Effective Training and Development
0161 437 6809

Top 10: how organisations do better

We recently worked for a Midlands client who asked us to offer our top 10 suggestions for ‘how organisations do better’ – ie continuously improve and develop.  This is our list:

1:   Ability to learn: they have, and invest in, their ability to learn.  For example, they might have an intranet site dedicated to sharing learning from any completed project; they have ‘learning’ as part of their competencies; they evaluate learning achieved as part of their appraisal/performance review and development (PR&D) process.

2     Walk the talk: they deliver their commitments.  They understand that it is deeds, not words, that impress, and make the actual difference on the ground.  For example, one organisation we work with ensures that not only do they have a list of published company values, but that each value has 10 behaviours that are evidence of the values being put into practice.  We have written a series of workbooks for another client which are detailed guides to help all staff put the company’s core behaviours into practice.

3     Added value into new standards: such organisations see a difference between standards, which set the minimum levels of performance expected; and targets, which are aspirational levels of performance – ie added value.  Every time a target is met (added value is achieved) this then becomes the new standard – and a further target/added value is sought.  So, incrementally, the organisation moves forward, contiinuously improving.

4     Competitive edge (USP): They find their Unique Selling Point (USP) or competitive advantage.  By talking to and tracking their customers, they discover what is distinctive and appealing about their product and service, and make sure it is protected, maintained and promoted to and with the customer.  They also identify the USPs of their main competitors, and try to match them where possible.

5: Talk, respond, anticipate: They stay close to the customer, talk regularly with them, and respond positively to their needs. But more than that, they also anticipate customer wants and desires.  Sometimes a customer isn’t aware that they want or value something until it is suggested or provided.  Also some customer needs, though vital, are so obvious they are never expressed in consultation – we call these TFGs – ‘taken for granteds’.  A great organisation does more than meet expressed needs: it anticipates customer TFGs, desires and preferences.

6:     Customer scope: Continuously improving organisations have a wide scope for the term ‘customer’.  They not only include current internal and external customers, but also potential customers.  They also work hard to build and extend their customer base through the ‘customer ladder’ principle.  They also encourage managers to see and treat their staff as customers of their own ‘management service’.
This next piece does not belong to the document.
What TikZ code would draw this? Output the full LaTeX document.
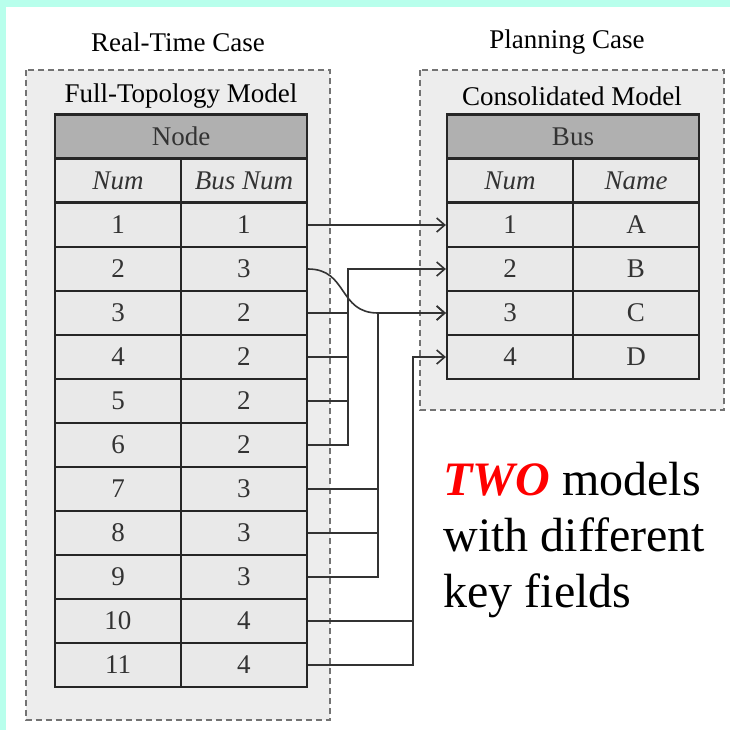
\documentclass[tikz,border=0pt]{standalone}
\usepackage{fontspec}
\setmainfont{Liberation Serif}
\usetikzlibrary{arrows.meta}
\definecolor{bandcyan}{RGB}{184,255,236}
\definecolor{boxgray}{RGB}{237,237,237}
\definecolor{cellgray}{RGB}{233,233,233}
\definecolor{headgray}{RGB}{176,176,176}
\begin{document}
\begin{tikzpicture}
[x=0.5pt,y=-0.5pt,
  cellDecorate/.style={draw=black!85,line width=1.1pt,fill=cellgray,
    minimum width=63pt,minimum height=22pt,inner sep=0pt,
    font=\fontsize{13.5}{16}\selectfont,text=black!80},
  headDecorate/.style={cellDecorate,fill=headgray,minimum width=126pt},
  fieldDecorate/.style={cellDecorate,font=\fontsize{13.5}{16}\selectfont\itshape},
  boxDecorate/.style={draw=black!55,line width=0.6pt,dash pattern=on 3pt off 2pt,fill=boxgray},
  titleDecorate/.style={font=\fontsize{13.5}{16}\selectfont,inner sep=0pt},
  linkDecorate/.style={draw=black!80,line width=0.8pt},
  arrowDecorate/.style={linkDecorate,-{Straight Barb[length=4pt,width=7pt]}}]
%% frame
\useasboundingbox (0,0) rectangle (730,730);
\fill[bandcyan] (0,0) rectangle (730,6.5);
\fill[bandcyan] (0,0) rectangle (6,730);
%% dashed model boxes
\draw[boxDecorate] (26,70) rectangle (330,720);
\draw[boxDecorate] (420,70) rectangle (724,410);
\node (rtcase) at (178,42) [titleDecorate] {Real-Time Case};
\node (plcase) at (567,42) [titleDecorate] {Planning Case};
\node (ftmodel) at (181,96) [titleDecorate] {Full-Topology Model};
\node (cmodel) at (572,96) [titleDecorate] {Consolidated Model};
%% node table
\node (nodehdr) at (181,136.5) [headDecorate] {Node};
\node (lnum) at (118,180.5) [fieldDecorate] {Num};
\node (lbus) at (244,180.5) [fieldDecorate] {Bus Num};
\foreach \num/\bus in {1/1, 2/3, 3/2, 4/2, 5/2, 6/2, 7/3, 8/3, 9/3, 10/4, 11/4}
{
  \node (n\num) at (118,{181+44*\num}) [cellDecorate] {\num};
  \node (nb\num) at (244,{181+44*\num}) [cellDecorate] {\bus};
}
%% bus table
\node (bushdr) at (573,136.5) [headDecorate] {Bus};
\node (rnum) at (510,180.5) [fieldDecorate] {Num};
\node (rname) at (636,180.5) [fieldDecorate] {Name};
\foreach \num/\name in {1/A, 2/B, 3/C, 4/D}
{
  \node (b\num) at (510,{181+44*\num}) [cellDecorate] {\num};
  \node (bn\num) at (636,{181+44*\num}) [cellDecorate] {\name};
}
%% junctions
\coordinate (j2) at (348,0);
\coordinate (j3) at (378,0);
\coordinate (j4) at (413,0);
%% links
\draw[arrowDecorate] (nb1.east) -- (b1.west);
\foreach \k in {3,4,5}
{
  \draw[linkDecorate] (nb\k.east) -- (nb\k.east -| j2);
}
\draw[arrowDecorate] (nb6.east) -- (nb6.east -| j2) |- (b2.west);
\foreach \k in {7,8}
{
  \draw[linkDecorate] (nb\k.east) -- (nb\k.east -| j3);
}
\draw[arrowDecorate] (nb9.east) -- (nb9.east -| j3) |- (b3.west);
\draw[arrowDecorate] (nb2.east) .. controls +(40,0) and +(-40,0) .. (b3.west -| j3) -- (b3.west);
\draw[linkDecorate] (nb10.east) -- (nb10.east -| j4);
\draw[arrowDecorate] (nb11.east) -- (nb11.east -| j4) |- (b4.west);
%% note
\node (keytext) at (443,462) [anchor=north west,align=left,inner sep=0pt,
  font=\fontsize{24}{28}\selectfont]
  {\textcolor{red}{\textbf{\textit{TWO}}} models\\with different\\key fields};
\end{tikzpicture}
\end{document}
7     Work as fun: Such organisations invest in making work fun.  For example, three organisations we work with have introduced the ‘FISH!’ philosophy into their culture, with significant improvements in staff morale, teamwork and productivity.  They believe in ‘fun and work’ rather than ‘fun or work’.

8     Doing and being: For such organisations, how people are is as important as what people do.  For example, several organisations we work with have core values which express how people should be at work; one client of ours ensures these ‘being’ values are reviewed as part of appraisal/PR&D.  Another has commissioned a series of workshops from us on ‘value-based behaviour’, to give staff key skills in behaving in ways which are value-driven (eg giving feedback, running a team briefing).  A core element of Effective’s own values is our belief that process (how we do things) is as important as task (what we do).  According to our own research, staff value mangers as much for how they are, as for what they do (eg being supportive, fair, open to suggestions, consultative….)

9     At the heart: ‘Doing better’ (continuous improvement) is not just part of their culture, it is at the heart of their culture.  It is either implicit in everything they do, or explicit, for example expressed through their mission or vision statement, core values or competencies.  Again, one of our clients requires ‘contribution to improvement’ to be reviewed at appraisal/PR&D.  Another tests for the ability to contribute to/identify opportunities for improvement as part of their Assessment Centre for recruiting middle and senior managers.

10    Everyone is in on it: ‘doing better’ is understood and accepted by all staff – everyone walks the talk, not just senior managers.  Staff know about it, are encouraged to do it, and are rewarded for it – eg through suggestion schemes.  One of our clients has run a ‘MAD’ day – where, on a specific day, everyone has been encouraged to send in one idea to improve the business (Make A Difference).  Another of our clients runs a series of BIG project teams (BIG stands for Business Improvement Group).  The teams, facilitated by us, have no managers on them – they are front line staff – and their brief is to come up with a project to improve the business.  The result is presented to the Management Board, who have mandated themselves to accept the recommendations made (with possible modifications).  Famously Marriotts, the hotel chain, empower all their front line staff to provide service excellence by giving them a budget to spend, at their discretion, on the customer.